Just Like Starting Over/Watching The Wheels/Woman (John Lennon [and Yoko Ono]) - day 49
Switching gears from the past few days but also staying within the same time frame, because hey, why the fuck not, today is John day. Let everyone alive rejoice in the gift this beast of a musician bestowed upon us all those years ago.
In all my posts, I have never spoken specifically about the icon who was John Lennon. In fact, I don’t even have to, because anyone bothering to read these posts knows all the gems with which Lennon had gifted the world. To say that he was what made the Beatles the phenomenon it was (and obviously still is, and likely always will be) is an understatement, but it’s also only half true: the partnership between John and Paul is the lore of legends. And, again, assuming you’ve been keeping up with my posts, you’ve heard countless times about Paul, but only in passing about John.
So today, while I’m still in the headspace of the memorable period from 1980-81, we will review the final works of the late, amazing John Lennon. No one will ever know whether the release of the Double Fantasy album was actually the phenomenon we’ve all come to love based on its own merit (critics at the time hated it) or because Lennon was murdered shortly after the release, but it doesn’t matter either way. Three songs from that album changed my life and introduced me to Lennon as a solo machine. Until then I only knew of his music as part of that larger wheel; and then, suddenly and unapologetically, the radio waves were clogged with his music, each song better than the last, each one more memorable for what it was.
The doo-wop feel of Just Like Starting Over was exactly what the radio needed to help claim the stake of a waning genre, and it provided a blend of all the magic of the Beatles with John in the lead.

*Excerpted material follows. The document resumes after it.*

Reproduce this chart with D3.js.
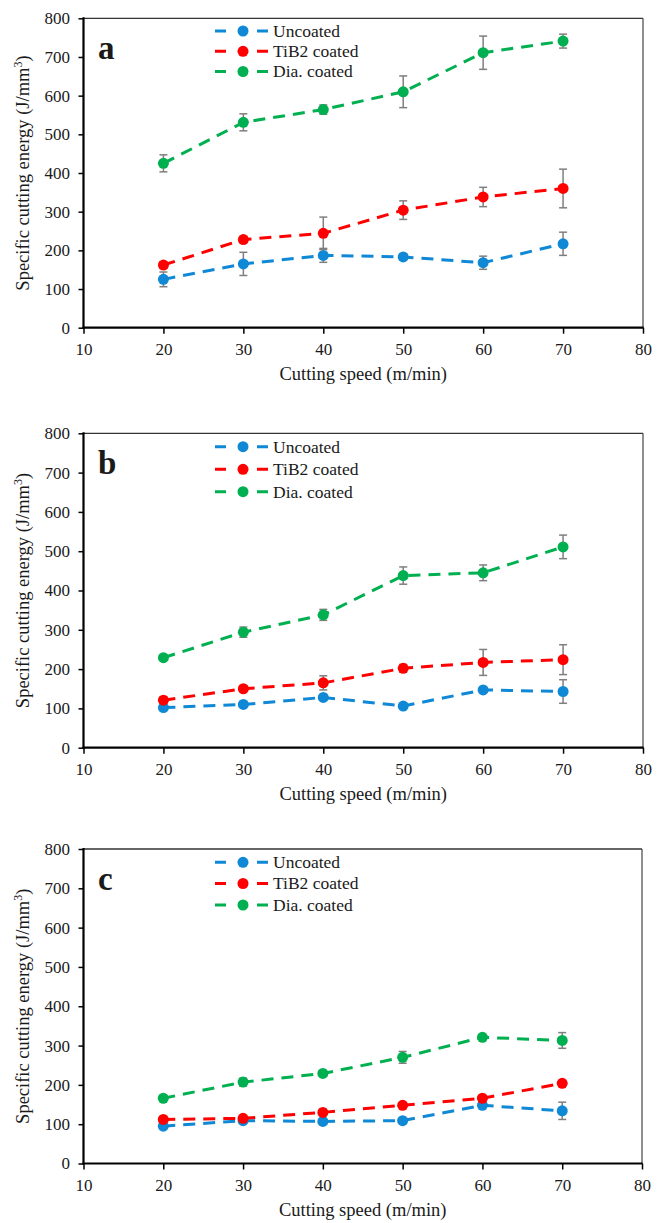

And as usual, most of his music held a message to Paul. This song, in that realm, did not disappoint. He may have been married to Yoko, but Paul was his soulmate.
The instrument-driven Watching The Wheels is one of those sway-worthy, harmony-prone ballads that just seems so reminiscent of the Beatles you could almost smell a reunion tour… but, alas, to no avail. We just had to let it go.
And then there’s Woman. To me, one of the biggest, strongest songs of 1981, one that tethers me to that year and brings to mind my mother, trapped inside herself in that smoky, wood-laden house in the forest. Songs like this remind me of our family outings to visit Uncle Joey in Freeland, always coming home in the black of night, usually in bad weather on narrow highways with giant trucks roaring past us while my father smoked and cursed and coughed. Trapped, Angie and I, and unable to ever speak of it. When I hear Woman, to this day, it is her essence that fills my mind, but it’s the sad, fragile version of her that I’d emulated in that solitary time. If only I could travel back and tell her. After all, I’m forever in her debt.